** START OF Source records **
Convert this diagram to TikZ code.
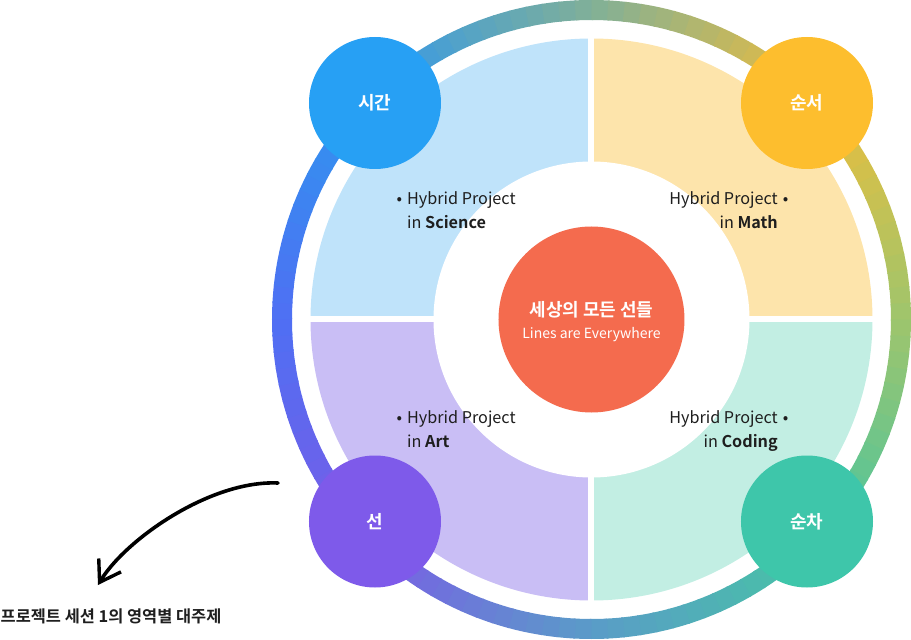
\documentclass[tikz,border=0pt]{standalone}
\usepackage{fontspec}
\setmainfont{Noto Sans CJK KR}[BoldFont={* Bold}]
\usetikzlibrary{arrows.meta}
\definecolor{ringA}{HTML}{2E97EF}
\definecolor{ringB}{HTML}{80B098}
\definecolor{ringC}{HTML}{EFBD3A}
\definecolor{ringD}{HTML}{9FC56C}
\definecolor{ringE}{HTML}{46C5A3}
\definecolor{ringF}{HTML}{5A9CC8}
\definecolor{ringG}{HTML}{7A5CE6}
\definecolor{ringH}{HTML}{4F6FF3}
\definecolor{timeBlue}{HTML}{27A0F4}
\definecolor{orderYellow}{HTML}{FDBE2E}
\definecolor{lineViolet}{HTML}{7E5AEA}
\definecolor{seqTeal}{HTML}{3EC6AA}
\definecolor{sciFill}{HTML}{BFE3FA}
\definecolor{mathFill}{HTML}{FDE4AB}
\definecolor{artFill}{HTML}{C9BEF5}
\definecolor{codeFill}{HTML}{C2EEE3}
\definecolor{coreRed}{HTML}{F46B4E}
\definecolor{textDark}{HTML}{1E1E1E}
\tikzset{
  badge/.style={circle, minimum size=132pt, inner sep=0, text=white, font=\fontsize{18}{20}\selectfont\bfseries},
  topic/.style={inner sep=0, text=textDark, font=\fontsize{16.2}{23.5}\selectfont},
}
\begin{document}
\begin{tikzpicture}[x=1pt, y=1pt]
\useasboundingbox (-591.5,-320.5) rectangle (319.5,319.5);
% outer ring
\foreach \a/\ca/\cb in {135/ringA/ringB, 90/ringB/ringC, 45/ringC/ringD, 0/ringD/ringE, -45/ringE/ringF, -90/ringF/ringG, -135/ringG/ringH, -180/ringH/ringA}
  \foreach \i in {0,...,14} {
    \pgfmathtruncatemacro\p{100-(\i+0.5)*100/15}
    \pgfmathsetmacro\s{\a-\i*3}
    \draw[color=\ca!\p!\cb, line width=20pt] (\s:309.5) arc[start angle=\s, end angle=\s-3.3, radius=309.5];
  }
% quadrants
\fill[sciFill] (0,0) -- (180:281) arc[start angle=180, end angle=90, radius=281] -- cycle;
\fill[mathFill] (0,0) -- (90:281) arc[start angle=90, end angle=0, radius=281] -- cycle;
\fill[codeFill] (0,0) -- (0:281) arc[start angle=0, end angle=-90, radius=281] -- cycle;
\fill[artFill] (0,0) -- (-90:281) arc[start angle=-90, end angle=-180, radius=281] -- cycle;
\draw[white, line width=6pt] (-285,0) -- (285,0) (0,-285) -- (0,285);
\fill[white] (0,0) circle[radius=158];
% core
\node[circle, fill=coreRed, minimum size=186pt, inner sep=0] (core) at (0,0) {};
\node[text=white, font=\fontsize{18}{20}\selectfont\bfseries] (coreTitle) at (0,9.5) {세상의 모든 선들};
\node[text=white, font=\fontsize{14}{16}\selectfont] (coreSub) at (0,-15.5) {Lines are Everywhere};
% topics
\node[topic, anchor=north west, align=left] (science) at (-184.5,128) {\llap{•\hspace{5pt}}Hybrid Project\\in \textbf{Science}};
\node[topic, anchor=north east, align=right] (math) at (186.5,128) {Hybrid Project\rlap{\hspace{5pt}•}\\in \textbf{Math}};
\node[topic, anchor=north west, align=left] (art) at (-184.5,-91) {\llap{•\hspace{5pt}}Hybrid Project\\in \textbf{Art}};
\node[topic, anchor=north east, align=right] (coding) at (186.5,-91) {Hybrid Project\rlap{\hspace{5pt}•}\\in \textbf{Coding}};
% badges
\node[badge, fill=timeBlue] (time) at (-216.5,216.5) {시간};
\node[badge, fill=orderYellow] (order) at (215.5,216.5) {순서};
\node[badge, fill=lineViolet] (line) at (-216.5,-202) {선};
\node[badge, fill=seqTeal] (seq) at (215.5,-202) {순차};
% note
\node[anchor=west, inner sep=0, text=textDark, font=\fontsize{16.4}{18}\selectfont\bfseries] (note) at (-591,-296.5) {프로젝트 세션 1의 영역별 대주제};
\coordinate (arrowStart) at (-313.5,-163.5);
\coordinate (arrowTip) at (-493.5,-265.5);
\draw[line width=3.6pt, line cap=round, -{Straight Barb[length=20pt, width=26pt, line width=3.4pt]}] (arrowStart) .. controls (-381.5,-160.5) and (-466.5,-220.5) .. (arrowTip);
\end{tikzpicture}
\end{document}
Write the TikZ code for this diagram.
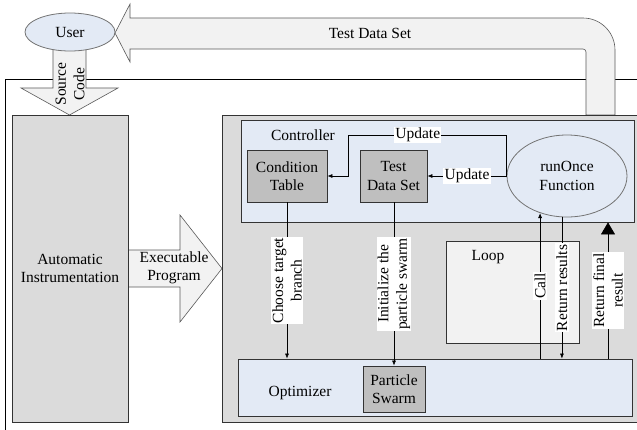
** END OF Source records **
Every line of the material is to be quoted exactly, with no pictures carried over.

Convert this diagram to TikZ code.
\documentclass[tikz,border=0pt]{standalone}
\usepackage{fontspec}
\setmainfont{Noto Sans CJK KR}[BoldFont={* Bold}]
\usetikzlibrary{arrows.meta}
\definecolor{ringA}{HTML}{2E97EF}
\definecolor{ringB}{HTML}{80B098}
\definecolor{ringC}{HTML}{EFBD3A}
\definecolor{ringD}{HTML}{9FC56C}
\definecolor{ringE}{HTML}{46C5A3}
\definecolor{ringF}{HTML}{5A9CC8}
\definecolor{ringG}{HTML}{7A5CE6}
\definecolor{ringH}{HTML}{4F6FF3}
\definecolor{timeBlue}{HTML}{27A0F4}
\definecolor{orderYellow}{HTML}{FDBE2E}
\definecolor{lineViolet}{HTML}{7E5AEA}
\definecolor{seqTeal}{HTML}{3EC6AA}
\definecolor{sciFill}{HTML}{BFE3FA}
\definecolor{mathFill}{HTML}{FDE4AB}
\definecolor{artFill}{HTML}{C9BEF5}
\definecolor{codeFill}{HTML}{C2EEE3}
\definecolor{coreRed}{HTML}{F46B4E}
\definecolor{textDark}{HTML}{1E1E1E}
\tikzset{
  badge/.style={circle, minimum size=132pt, inner sep=0, text=white, font=\fontsize{18}{20}\selectfont\bfseries},
  topic/.style={inner sep=0, text=textDark, font=\fontsize{16.2}{23.5}\selectfont},
}
\begin{document}
\begin{tikzpicture}[x=1pt, y=1pt]
\useasboundingbox (-591.5,-320.5) rectangle (319.5,319.5);
% outer ring
\foreach \a/\ca/\cb in {135/ringA/ringB, 90/ringB/ringC, 45/ringC/ringD, 0/ringD/ringE, -45/ringE/ringF, -90/ringF/ringG, -135/ringG/ringH, -180/ringH/ringA}
  \foreach \i in {0,...,14} {
    \pgfmathtruncatemacro\p{100-(\i+0.5)*100/15}
    \pgfmathsetmacro\s{\a-\i*3}
    \draw[color=\ca!\p!\cb, line width=20pt] (\s:309.5) arc[start angle=\s, end angle=\s-3.3, radius=309.5];
  }
% quadrants
\fill[sciFill] (0,0) -- (180:281) arc[start angle=180, end angle=90, radius=281] -- cycle;
\fill[mathFill] (0,0) -- (90:281) arc[start angle=90, end angle=0, radius=281] -- cycle;
\fill[codeFill] (0,0) -- (0:281) arc[start angle=0, end angle=-90, radius=281] -- cycle;
\fill[artFill] (0,0) -- (-90:281) arc[start angle=-90, end angle=-180, radius=281] -- cycle;
\draw[white, line width=6pt] (-285,0) -- (285,0) (0,-285) -- (0,285);
\fill[white] (0,0) circle[radius=158];
% core
\node[circle, fill=coreRed, minimum size=186pt, inner sep=0] (core) at (0,0) {};
\node[text=white, font=\fontsize{18}{20}\selectfont\bfseries] (coreTitle) at (0,9.5) {세상의 모든 선들};
\node[text=white, font=\fontsize{14}{16}\selectfont] (coreSub) at (0,-15.5) {Lines are Everywhere};
% topics
\node[topic, anchor=north west, align=left] (science) at (-184.5,128) {\llap{•\hspace{5pt}}Hybrid Project\\in \textbf{Science}};
\node[topic, anchor=north east, align=right] (math) at (186.5,128) {Hybrid Project\rlap{\hspace{5pt}•}\\in \textbf{Math}};
\node[topic, anchor=north west, align=left] (art) at (-184.5,-91) {\llap{•\hspace{5pt}}Hybrid Project\\in \textbf{Art}};
\node[topic, anchor=north east, align=right] (coding) at (186.5,-91) {Hybrid Project\rlap{\hspace{5pt}•}\\in \textbf{Coding}};
% badges
\node[badge, fill=timeBlue] (time) at (-216.5,216.5) {시간};
\node[badge, fill=orderYellow] (order) at (215.5,216.5) {순서};
\node[badge, fill=lineViolet] (line) at (-216.5,-202) {선};
\node[badge, fill=seqTeal] (seq) at (215.5,-202) {순차};
% note
\node[anchor=west, inner sep=0, text=textDark, font=\fontsize{16.4}{18}\selectfont\bfseries] (note) at (-591,-296.5) {프로젝트 세션 1의 영역별 대주제};
\coordinate (arrowStart) at (-313.5,-163.5);
\coordinate (arrowTip) at (-493.5,-265.5);
\draw[line width=3.6pt, line cap=round, -{Straight Barb[length=20pt, width=26pt, line width=3.4pt]}] (arrowStart) .. controls (-381.5,-160.5) and (-466.5,-220.5) .. (arrowTip);
\end{tikzpicture}
\end{document}
Write the TikZ code for this diagram.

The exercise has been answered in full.